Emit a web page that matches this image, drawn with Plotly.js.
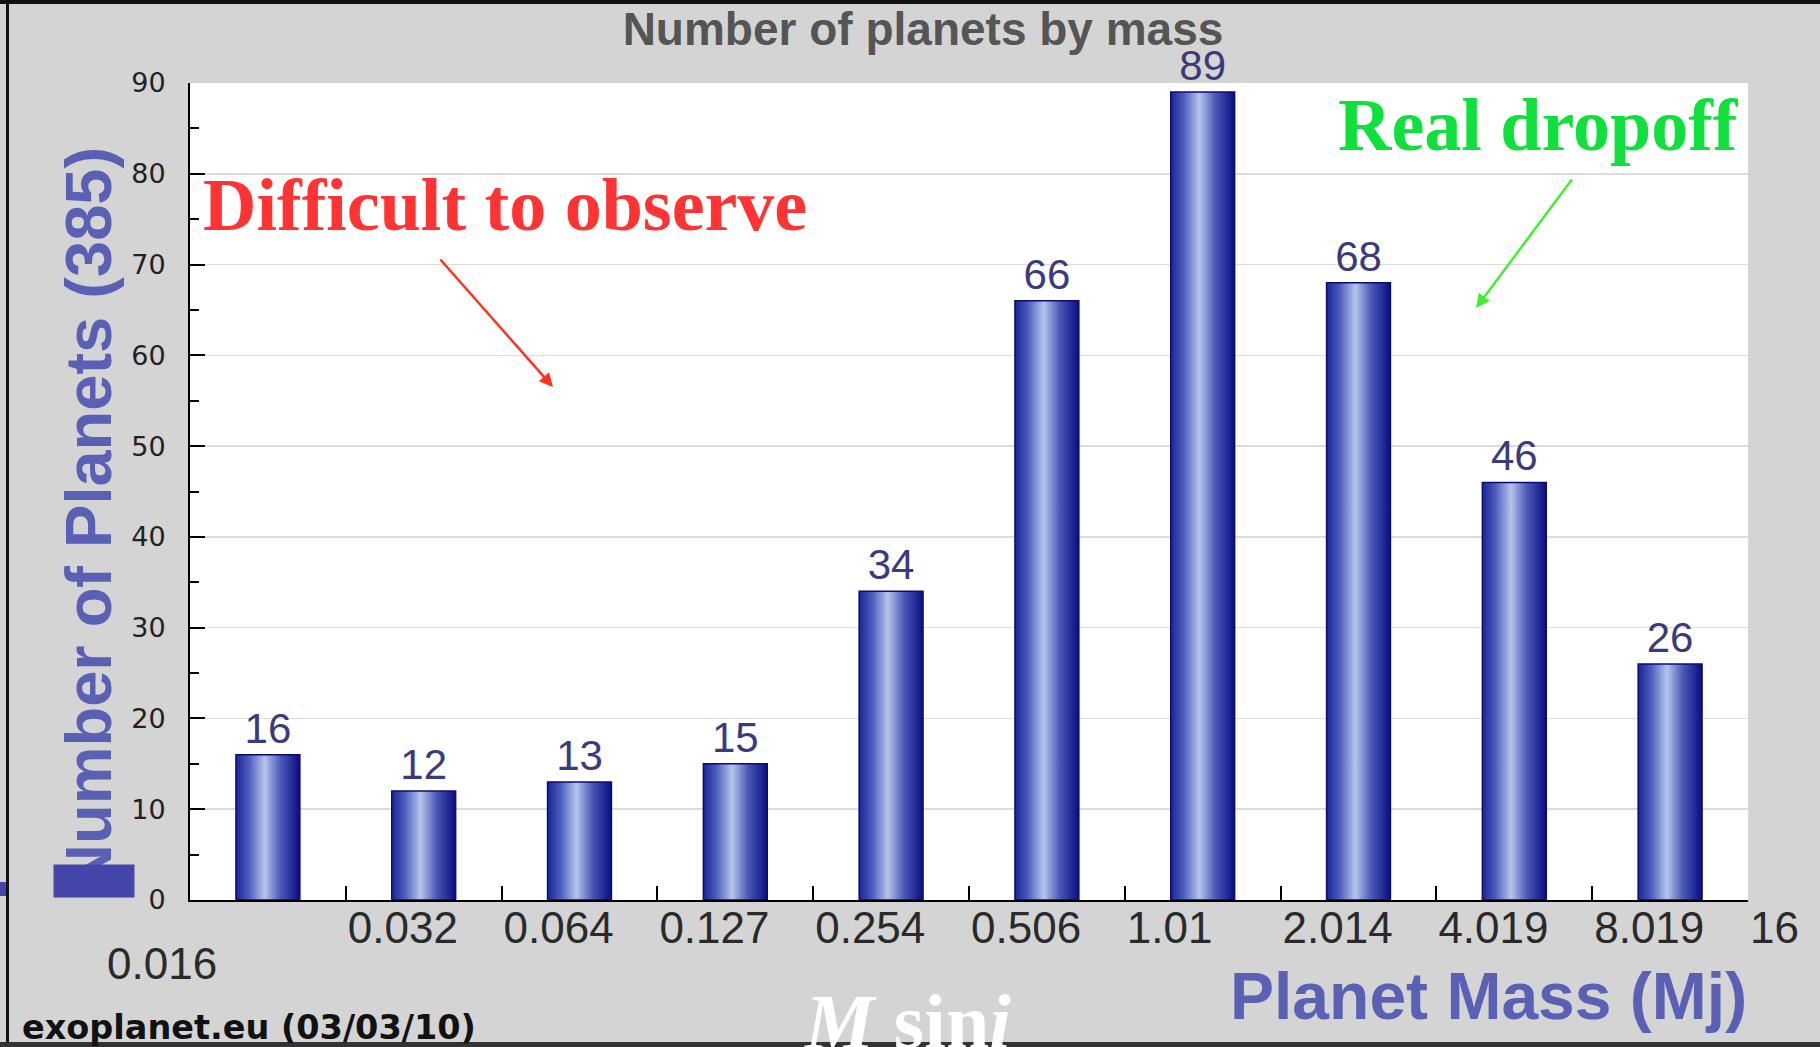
<!DOCTYPE html>
<html>
<head>
<meta charset="utf-8">
<script src="https://cdn.plot.ly/plotly-3.0.1.min.js"></script>
<style>
  html, body { margin: 0; padding: 0; background: #d4d4d4; }
  #chart { width: 1820px; height: 1047px; }
</style>
</head>
<body>
<div id="chart"></div>
<script>
// ---- data ----
const tickLabels = ['0.016', '0.032', '0.064', '0.127', '0.254', '0.506', '1.01', '2.014', '4.019', '8.019', '16'];
const counts = [16, 12, 13, 15, 34, 66, 89, 68, 46, 26];
const yTickValues = [0, 10, 20, 30, 40, 50, 60, 70, 80, 90];
const chartTitle = 'Number of planets by mass';
const yTitle = 'Number of Planets (385)';
const xTitle = 'Planet Mass (Mj)';
const noteLeft = 'Difficult to observe';
const noteRight = 'Real dropoff';
const source = 'exoplanet.eu (03/03/10)';

// bins: bar i sits between boundary i and i+1
const binCenters = counts.map((_, i) => i + 0.5);
const boundaries = tickLabels.map((_, i) => i);

// pixel helpers for decorations (plot area: x 190..1748, y 83..900)
const L = 190, R = 1748, T = 83, B = 900;
const px = p => (p - L) / (R - L);
const py = p => (B - p) / (B - T);

const trace = {
  type: 'bar',
  x: binCenters,
  y: counts,
  width: 0.41,
  text: counts.map(String),
  textposition: 'outside',
  constraintext: 'none',
  cliponaxis: false,
  textfont: { family: 'Liberation Sans, Arial, sans-serif', size: 42, color: '#3a3a7c' },
  marker: { color: '#3340a8', line: { color: '#0c0c70', width: 1.5 } },
  hoverinfo: 'none'
};

const layout = {
  width: 1820,
  height: 1047,
  margin: { l: L, r: 1820 - R, t: T, b: 1047 - B, pad: 0 },
  paper_bgcolor: '#d4d4d4',
  plot_bgcolor: '#ffffff',
  showlegend: false,
  title: {
    text: '<b>' + chartTitle + '</b>',
    font: { family: 'Liberation Sans, Arial, sans-serif', size: 46, color: '#555555' },
    x: 923 / 1820, xanchor: 'center', xref: 'container',
    y: 1 - 29 / 1047, yanchor: 'middle', yref: 'container'
  },
  xaxis: {
    range: [0, 10],
    tickmode: 'array',
    tickvals: boundaries.slice(1),
    ticktext: tickLabels.slice(1),
    ticklabelposition: 'outside right',
    ticklabelstandoff: -12,
    ticks: 'inside', ticklen: 14, tickwidth: 2, tickcolor: '#000',
    showline: true, linecolor: '#000', linewidth: 2,
    showgrid: false, zeroline: false,
    tickfont: { family: 'Liberation Sans, Arial, sans-serif', size: 44, color: '#2a2a2a' },
    fixedrange: true
  },
  yaxis: {
    range: [0, 90],
    tickmode: 'array',
    tickvals: yTickValues,
    ticks: 'inside', ticklen: 15, tickwidth: 2, tickcolor: '#000',
    minor: { ticks: 'inside', ticklen: 9, dtick: 5, tick0: 0, tickwidth: 2, tickcolor: '#000', showgrid: false },
    showgrid: true, gridcolor: '#dcdcdc', gridwidth: 1.5,
    showline: true, linecolor: '#000', linewidth: 2,
    zeroline: false,
    ticklabelstandoff: 17,
    tickfont: { family: 'DejaVu Sans, sans-serif', size: 27, color: '#222222' },
    fixedrange: true
  },
  shapes: [
    // frame lines
    { type: 'rect', xref: 'paper', yref: 'paper', x0: px(0), x1: px(1820), y0: py(0), y1: py(4), fillcolor: '#111', line: { width: 0 }, layer: 'above' },
    { type: 'rect', xref: 'paper', yref: 'paper', x0: px(6), x1: px(9), y0: py(0), y1: py(1047), fillcolor: '#111', line: { width: 0 }, layer: 'above' },
    { type: 'rect', xref: 'paper', yref: 'paper', x0: px(0), x1: px(1820), y0: py(1042), y1: py(1047), fillcolor: '#333', line: { width: 0 }, layer: 'above' },
    { type: 'rect', xref: 'paper', yref: 'paper', x0: px(0), x1: px(6), y0: py(882), y1: py(896), fillcolor: '#4446aa', line: { width: 0 }, layer: 'above' }
  ],
  annotations: [
    { text: '<b>' + yTitle + '</b>', textangle: -90, showarrow: false,
      xref: 'paper', yref: 'paper', x: px(88), y: py(519), xanchor: 'center', yanchor: 'middle',
      font: { family: 'Liberation Sans, Arial, sans-serif', size: 65, color: '#5a60b4' } },
    // blue block covering part of the title
    { text: ' ', showarrow: false, width: 80, height: 32, bgcolor: '#4446aa', borderpad: 0,
      xref: 'paper', yref: 'paper', x: px(94), y: py(881), xanchor: 'center', yanchor: 'middle' },
    { text: '<b>' + xTitle + '</b>', showarrow: false,
      xref: 'paper', yref: 'paper', x: px(1488), y: py(996), xanchor: 'center', yanchor: 'middle',
      font: { family: 'Liberation Sans, Arial, sans-serif', size: 66, color: '#5a60b4' } },
    { text: tickLabels[0], showarrow: false,
      xref: 'x', yref: 'paper', x: boundaries[0], xshift: -28, y: py(963), xanchor: 'center', yanchor: 'middle',
      font: { family: 'Liberation Sans, Arial, sans-serif', size: 44, color: '#2a2a2a' } },
    { text: '<b>' + noteLeft + '</b>', showarrow: false,
      xref: 'paper', yref: 'paper', x: px(201), y: py(205), xanchor: 'left', yanchor: 'middle',
      font: { family: 'Liberation Serif, Times New Roman, serif', size: 74, color: '#ff3333' } },
    { text: '<b>' + noteRight + '</b>', showarrow: false,
      xref: 'paper', yref: 'paper', x: px(1336), y: py(125), xanchor: 'left', yanchor: 'middle',
      font: { family: 'Liberation Serif, Times New Roman, serif', size: 74, color: '#10e03c' } },
    { text: '', showarrow: true, arrowhead: 2, arrowsize: 1.1, arrowwidth: 2.5, arrowcolor: '#ff3322',
      xref: 'x', yref: 'y', axref: 'x', ayref: 'y',
      x: px(553) * 10, y: py(387) * 90, ax: px(439) * 10, ay: py(258) * 90 },
    { text: '', showarrow: true, arrowhead: 2, arrowsize: 1.1, arrowwidth: 2.5, arrowcolor: '#44ee33',
      xref: 'x', yref: 'y', axref: 'x', ayref: 'y',
      x: px(1476) * 10, y: py(308) * 90, ax: px(1573) * 10, ay: py(178) * 90 },
    { text: '<b><i>M</i> sin<i>i</i></b>', showarrow: false,
      xref: 'paper', yref: 'paper', x: px(907), y: py(1021), xanchor: 'center', yanchor: 'middle',
      font: { family: 'Liberation Serif, Times New Roman, serif', size: 78, color: '#ffffff' } },
    { text: '<b>' + source + '</b>', showarrow: false,
      xref: 'paper', yref: 'paper', x: px(20), y: py(1027), xanchor: 'left', yanchor: 'middle',
      font: { family: 'DejaVu Sans, sans-serif', size: 33.5, color: '#111111' } }
  ]
};

Plotly.newPlot('chart', [trace], layout, { displayModeBar: false, staticPlot: true }).then(gd => {
  const ns = 'http://www.w3.org/2000/svg';
  const svg = gd.querySelector('svg.main-svg');
  let defs = svg.querySelector('defs');
  if (!defs) { defs = document.createElementNS(ns, 'defs'); svg.insertBefore(defs, svg.firstChild); }
  const lg = document.createElementNS(ns, 'linearGradient');
  lg.setAttribute('id', 'barGrad');
  lg.setAttribute('x1', '0'); lg.setAttribute('y1', '0');
  lg.setAttribute('x2', '1'); lg.setAttribute('y2', '0');
  [['0%', '#1a2596'], ['20%', '#4a5cbd'], ['45%', '#b6c4ec'], ['70%', '#4a58b6'], ['100%', '#0a0d82']].forEach(([o, c]) => {
    const s = document.createElementNS(ns, 'stop');
    s.setAttribute('offset', o); s.setAttribute('stop-color', c);
    lg.appendChild(s);
  });
  defs.appendChild(lg);
  gd.querySelectorAll('.barlayer .point path').forEach(p => { p.style.fill = 'url(#barGrad)'; });
});
</script>
</body>
</html>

******************************

:: DIRECTIVE ::
Extract, word for word, each line from the top of the data down to and including the line with "const boundaries = tickLabels.map((_, i)"; skip the pictures.

:: RESULT OF THE EXERCISE ::
Emit a web page that matches this image, drawn with Plotly.js.
<!DOCTYPE html>
<html>
<head>
<meta charset="utf-8">
<script src="https://cdn.plot.ly/plotly-3.0.1.min.js"></script>
<style>
  html, body { margin: 0; padding: 0; background: #d4d4d4; }
  #chart { width: 1820px; height: 1047px; }
</style>
</head>
<body>
<div id="chart"></div>
<script>
// ---- data ----
const tickLabels = ['0.016', '0.032', '0.064', '0.127', '0.254', '0.506', '1.01', '2.014', '4.019', '8.019', '16'];
const counts = [16, 12, 13, 15, 34, 66, 89, 68, 46, 26];
const yTickValues = [0, 10, 20, 30, 40, 50, 60, 70, 80, 90];
const chartTitle = 'Number of planets by mass';
const yTitle = 'Number of Planets (385)';
const xTitle = 'Planet Mass (Mj)';
const noteLeft = 'Difficult to observe';
const noteRight = 'Real dropoff';
const source = 'exoplanet.eu (03/03/10)';

// bins: bar i sits between boundary i and i+1
const binCenters = counts.map((_, i) => i + 0.5);
const boundaries = tickLabels.map((_, i) => i);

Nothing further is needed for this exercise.